WHAT THE TASK REQUIRES → Copy out the whole listing exactly as written, leaving the pictures behind.

[start]

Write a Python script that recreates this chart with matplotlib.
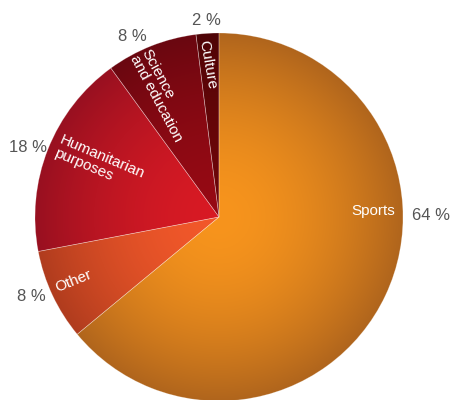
import numpy as np
import matplotlib
matplotlib.use('Agg')
import matplotlib.pyplot as plt
from matplotlib.colors import to_rgb

plt.rcParams['font.family'] = ['Liberation Sans Narrow', 'Liberation Sans', 'DejaVu Sans']

# Data (counter-clockwise from 12 o'clock)
categories = ['Culture', 'Science\nand education', 'Humanitarian\npurposes', 'Other', 'Sports']
shares = [2, 8, 18, 8, 64]
pct_labels = ['2 %', '8 %', '18 %', '8 %', '64 %']

# gradient colours: inner (near centre) -> outer (rim)
inner_colors = ['#6e0609', '#960a14', '#d81a24', '#f2582a', '#f7941d']
outer_colors = ['#4e0406', '#6a0710', '#981020', '#b03c1e', '#b0651c']

# label placement (data units, radius = 1)
name_pos = [(-0.065, 0.83), (-0.31, 0.66), (-0.65, 0.29), (-0.79, -0.35), (0.84, 0.03)]
name_rot = [-80, -62, -23, 22, 0]
pct_pos = [(-0.07, 1.07), (-0.47, 0.98), (-1.04, 0.38), (-1.02, -0.43), (1.15, 0.01)]

fig = plt.figure(figsize=(4.53, 4.0), dpi=100)
ax = fig.add_axes([0, 0, 1, 1])

wedges, _ = ax.pie(shares, startangle=90, counterclock=True, radius=1,
                   wedgeprops=dict(facecolor='none', edgecolor=(1, 1, 1, 0.3),
                                   linewidth=0.5, zorder=3))

# radial gradient fill clipped to each wedge
n = 400
gx, gy = np.meshgrid(np.linspace(-1, 1, n), np.linspace(-1, 1, n))
t = np.clip(np.sqrt(gx ** 2 + gy ** 2), 0, 1) ** 1.8
for w, ci, co in zip(wedges, inner_colors, outer_colors):
    ci = np.array(to_rgb(ci))
    co = np.array(to_rgb(co))
    img = ci[None, None, :] * (1 - t[..., None]) + co[None, None, :] * t[..., None]
    im = ax.imshow(img, extent=(-1, 1, -1, 1), origin='lower', zorder=1,
                   interpolation='bilinear')
    im.set_clip_path(w)

for name, (x, y), rot in zip(categories, name_pos, name_rot):
    ax.text(x, y, name, color='white', fontsize=11, rotation=rot,
            rotation_mode='anchor', ha='center', va='center',
            multialignment='left', linespacing=0.95, zorder=4)

for lab, (x, y) in zip(pct_labels, pct_pos):
    ax.text(x, y, lab, color='#555555', fontsize=12, ha='center', va='center', zorder=4)

ax.set_xlim(-219 / 184, (453 - 219) / 184)
ax.set_ylim(-(400 - 217) / 184, 217 / 184)
ax.set_aspect('auto')
ax.axis('off')

fig.savefig('out.png', dpi=100, facecolor='white')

[end]

RESULT OF THIS TASK →
Write a Python script that recreates this chart with matplotlib.
import numpy as np
import matplotlib
matplotlib.use('Agg')
import matplotlib.pyplot as plt
from matplotlib.colors import to_rgb

plt.rcParams['font.family'] = ['Liberation Sans Narrow', 'Liberation Sans', 'DejaVu Sans']

# Data (counter-clockwise from 12 o'clock)
categories = ['Culture', 'Science\nand education', 'Humanitarian\npurposes', 'Other', 'Sports']
shares = [2, 8, 18, 8, 64]
pct_labels = ['2 %', '8 %', '18 %', '8 %', '64 %']

# gradient colours: inner (near centre) -> outer (rim)
inner_colors = ['#6e0609', '#960a14', '#d81a24', '#f2582a', '#f7941d']
outer_colors = ['#4e0406', '#6a0710', '#981020', '#b03c1e', '#b0651c']

# label placement (data units, radius = 1)
name_pos = [(-0.065, 0.83), (-0.31, 0.66), (-0.65, 0.29), (-0.79, -0.35), (0.84, 0.03)]
name_rot = [-80, -62, -23, 22, 0]
pct_pos = [(-0.07, 1.07), (-0.47, 0.98), (-1.04, 0.38), (-1.02, -0.43), (1.15, 0.01)]

fig = plt.figure(figsize=(4.53, 4.0), dpi=100)
ax = fig.add_axes([0, 0, 1, 1])

wedges, _ = ax.pie(shares, startangle=90, counterclock=True, radius=1,
                   wedgeprops=dict(facecolor='none', edgecolor=(1, 1, 1, 0.3),
                                   linewidth=0.5, zorder=3))

# radial gradient fill clipped to each wedge
n = 400
gx, gy = np.meshgrid(np.linspace(-1, 1, n), np.linspace(-1, 1, n))
t = np.clip(np.sqrt(gx ** 2 + gy ** 2), 0, 1) ** 1.8
for w, ci, co in zip(wedges, inner_colors, outer_colors):
    ci = np.array(to_rgb(ci))
    co = np.array(to_rgb(co))
    img = ci[None, None, :] * (1 - t[..., None]) + co[None, None, :] * t[..., None]
    im = ax.imshow(img, extent=(-1, 1, -1, 1), origin='lower', zorder=1,
                   interpolation='bilinear')
    im.set_clip_path(w)

for name, (x, y), rot in zip(categories, name_pos, name_rot):
    ax.text(x, y, name, color='white', fontsize=11, rotation=rot,
            rotation_mode='anchor', ha='center', va='center',
            multialignment='left', linespacing=0.95, zorder=4)

for lab, (x, y) in zip(pct_labels, pct_pos):
    ax.text(x, y, lab, color='#555555', fontsize=12, ha='center', va='center', zorder=4)

ax.set_xlim(-219 / 184, (453 - 219) / 184)
ax.set_ylim(-(400 - 217) / 184, 217 / 184)
ax.set_aspect('auto')
ax.axis('off')

fig.savefig('out.png', dpi=100, facecolor='white')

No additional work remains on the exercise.